## TASK DIRECTIONS
Word for word, transcribe the lines below and drop the pictures.

## INFORMATION PROVIDED
-- BEGIN --

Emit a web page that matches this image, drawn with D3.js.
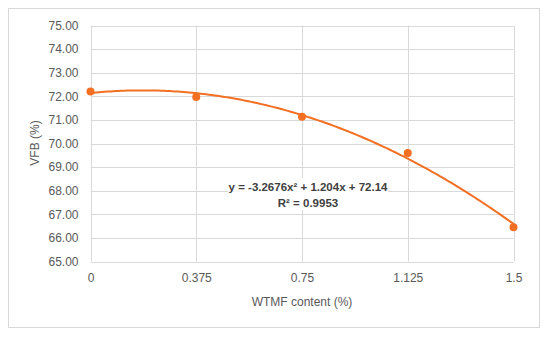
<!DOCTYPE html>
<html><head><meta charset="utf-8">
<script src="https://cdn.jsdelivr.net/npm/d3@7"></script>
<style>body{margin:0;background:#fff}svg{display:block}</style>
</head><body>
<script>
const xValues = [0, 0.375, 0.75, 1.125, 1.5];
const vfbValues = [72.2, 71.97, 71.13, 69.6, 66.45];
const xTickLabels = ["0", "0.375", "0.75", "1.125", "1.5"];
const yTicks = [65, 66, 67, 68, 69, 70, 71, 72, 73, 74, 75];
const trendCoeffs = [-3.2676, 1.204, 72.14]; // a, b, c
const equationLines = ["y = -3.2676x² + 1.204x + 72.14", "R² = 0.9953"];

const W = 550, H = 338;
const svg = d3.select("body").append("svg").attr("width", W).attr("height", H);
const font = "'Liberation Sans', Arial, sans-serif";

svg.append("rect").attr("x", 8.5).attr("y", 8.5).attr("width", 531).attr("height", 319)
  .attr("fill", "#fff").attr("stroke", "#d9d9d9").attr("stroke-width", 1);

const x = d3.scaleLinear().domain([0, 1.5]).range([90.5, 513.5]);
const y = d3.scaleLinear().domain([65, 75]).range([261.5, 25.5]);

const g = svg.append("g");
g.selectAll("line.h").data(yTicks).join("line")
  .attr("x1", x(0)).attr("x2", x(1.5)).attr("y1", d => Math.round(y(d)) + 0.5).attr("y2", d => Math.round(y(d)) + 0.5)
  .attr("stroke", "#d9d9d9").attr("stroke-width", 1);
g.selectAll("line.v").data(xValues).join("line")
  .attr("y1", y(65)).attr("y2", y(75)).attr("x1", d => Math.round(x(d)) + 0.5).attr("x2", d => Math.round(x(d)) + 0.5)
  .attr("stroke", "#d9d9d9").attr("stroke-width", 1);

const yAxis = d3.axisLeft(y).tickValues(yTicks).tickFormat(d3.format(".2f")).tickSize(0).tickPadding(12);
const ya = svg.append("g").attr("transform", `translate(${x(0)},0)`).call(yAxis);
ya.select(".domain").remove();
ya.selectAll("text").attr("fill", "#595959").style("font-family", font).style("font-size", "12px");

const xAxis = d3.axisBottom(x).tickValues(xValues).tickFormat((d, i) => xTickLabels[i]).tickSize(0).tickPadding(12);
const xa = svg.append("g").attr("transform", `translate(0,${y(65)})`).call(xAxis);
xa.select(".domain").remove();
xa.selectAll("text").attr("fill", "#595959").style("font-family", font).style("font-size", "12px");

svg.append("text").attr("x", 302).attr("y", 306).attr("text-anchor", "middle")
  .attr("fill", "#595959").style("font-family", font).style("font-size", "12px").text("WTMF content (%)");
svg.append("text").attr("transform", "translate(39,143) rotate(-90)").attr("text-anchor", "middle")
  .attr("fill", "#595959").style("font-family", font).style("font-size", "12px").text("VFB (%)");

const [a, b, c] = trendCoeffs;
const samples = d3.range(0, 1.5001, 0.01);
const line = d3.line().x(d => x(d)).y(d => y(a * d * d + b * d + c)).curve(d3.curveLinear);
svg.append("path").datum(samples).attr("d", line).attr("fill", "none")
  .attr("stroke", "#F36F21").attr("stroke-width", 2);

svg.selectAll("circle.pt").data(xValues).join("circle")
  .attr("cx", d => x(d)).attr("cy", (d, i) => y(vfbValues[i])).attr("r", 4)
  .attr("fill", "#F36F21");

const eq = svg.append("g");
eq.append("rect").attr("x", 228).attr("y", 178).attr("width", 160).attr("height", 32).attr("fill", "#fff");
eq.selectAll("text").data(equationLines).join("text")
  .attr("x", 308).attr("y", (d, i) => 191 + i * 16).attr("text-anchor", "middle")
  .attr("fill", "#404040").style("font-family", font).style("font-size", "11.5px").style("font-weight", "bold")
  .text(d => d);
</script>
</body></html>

-- END --

## COMPLETE RESPONSE
Emit a web page that matches this image, drawn with D3.js.
<!DOCTYPE html>
<html><head><meta charset="utf-8">
<script src="https://cdn.jsdelivr.net/npm/d3@7"></script>
<style>body{margin:0;background:#fff}svg{display:block}</style>
</head><body>
<script>
const xValues = [0, 0.375, 0.75, 1.125, 1.5];
const vfbValues = [72.2, 71.97, 71.13, 69.6, 66.45];
const xTickLabels = ["0", "0.375", "0.75", "1.125", "1.5"];
const yTicks = [65, 66, 67, 68, 69, 70, 71, 72, 73, 74, 75];
const trendCoeffs = [-3.2676, 1.204, 72.14]; // a, b, c
const equationLines = ["y = -3.2676x² + 1.204x + 72.14", "R² = 0.9953"];

const W = 550, H = 338;
const svg = d3.select("body").append("svg").attr("width", W).attr("height", H);
const font = "'Liberation Sans', Arial, sans-serif";

svg.append("rect").attr("x", 8.5).attr("y", 8.5).attr("width", 531).attr("height", 319)
  .attr("fill", "#fff").attr("stroke", "#d9d9d9").attr("stroke-width", 1);

const x = d3.scaleLinear().domain([0, 1.5]).range([90.5, 513.5]);
const y = d3.scaleLinear().domain([65, 75]).range([261.5, 25.5]);

const g = svg.append("g");
g.selectAll("line.h").data(yTicks).join("line")
  .attr("x1", x(0)).attr("x2", x(1.5)).attr("y1", d => Math.round(y(d)) + 0.5).attr("y2", d => Math.round(y(d)) + 0.5)
  .attr("stroke", "#d9d9d9").attr("stroke-width", 1);
g.selectAll("line.v").data(xValues).join("line")
  .attr("y1", y(65)).attr("y2", y(75)).attr("x1", d => Math.round(x(d)) + 0.5).attr("x2", d => Math.round(x(d)) + 0.5)
  .attr("stroke", "#d9d9d9").attr("stroke-width", 1);

const yAxis = d3.axisLeft(y).tickValues(yTicks).tickFormat(d3.format(".2f")).tickSize(0).tickPadding(12);
const ya = svg.append("g").attr("transform", `translate(${x(0)},0)`).call(yAxis);
ya.select(".domain").remove();
ya.selectAll("text").attr("fill", "#595959").style("font-family", font).style("font-size", "12px");

const xAxis = d3.axisBottom(x).tickValues(xValues).tickFormat((d, i) => xTickLabels[i]).tickSize(0).tickPadding(12);
const xa = svg.append("g").attr("transform", `translate(0,${y(65)})`).call(xAxis);
xa.select(".domain").remove();
xa.selectAll("text").attr("fill", "#595959").style("font-family", font).style("font-size", "12px");

svg.append("text").attr("x", 302).attr("y", 306).attr("text-anchor", "middle")
  .attr("fill", "#595959").style("font-family", font).style("font-size", "12px").text("WTMF content (%)");
svg.append("text").attr("transform", "translate(39,143) rotate(-90)").attr("text-anchor", "middle")
  .attr("fill", "#595959").style("font-family", font).style("font-size", "12px").text("VFB (%)");

const [a, b, c] = trendCoeffs;
const samples = d3.range(0, 1.5001, 0.01);
const line = d3.line().x(d => x(d)).y(d => y(a * d * d + b * d + c)).curve(d3.curveLinear);
svg.append("path").datum(samples).attr("d", line).attr("fill", "none")
  .attr("stroke", "#F36F21").attr("stroke-width", 2);

svg.selectAll("circle.pt").data(xValues).join("circle")
  .attr("cx", d => x(d)).attr("cy", (d, i) => y(vfbValues[i])).attr("r", 4)
  .attr("fill", "#F36F21");

const eq = svg.append("g");
eq.append("rect").attr("x", 228).attr("y", 178).attr("width", 160).attr("height", 32).attr("fill", "#fff");
eq.selectAll("text").data(equationLines).join("text")
  .attr("x", 308).attr("y", (d, i) => 191 + i * 16).attr("text-anchor", "middle")
  .attr("fill", "#404040").style("font-family", font).style("font-size", "11.5px").style("font-weight", "bold")
  .text(d => d);
</script>
</body></html>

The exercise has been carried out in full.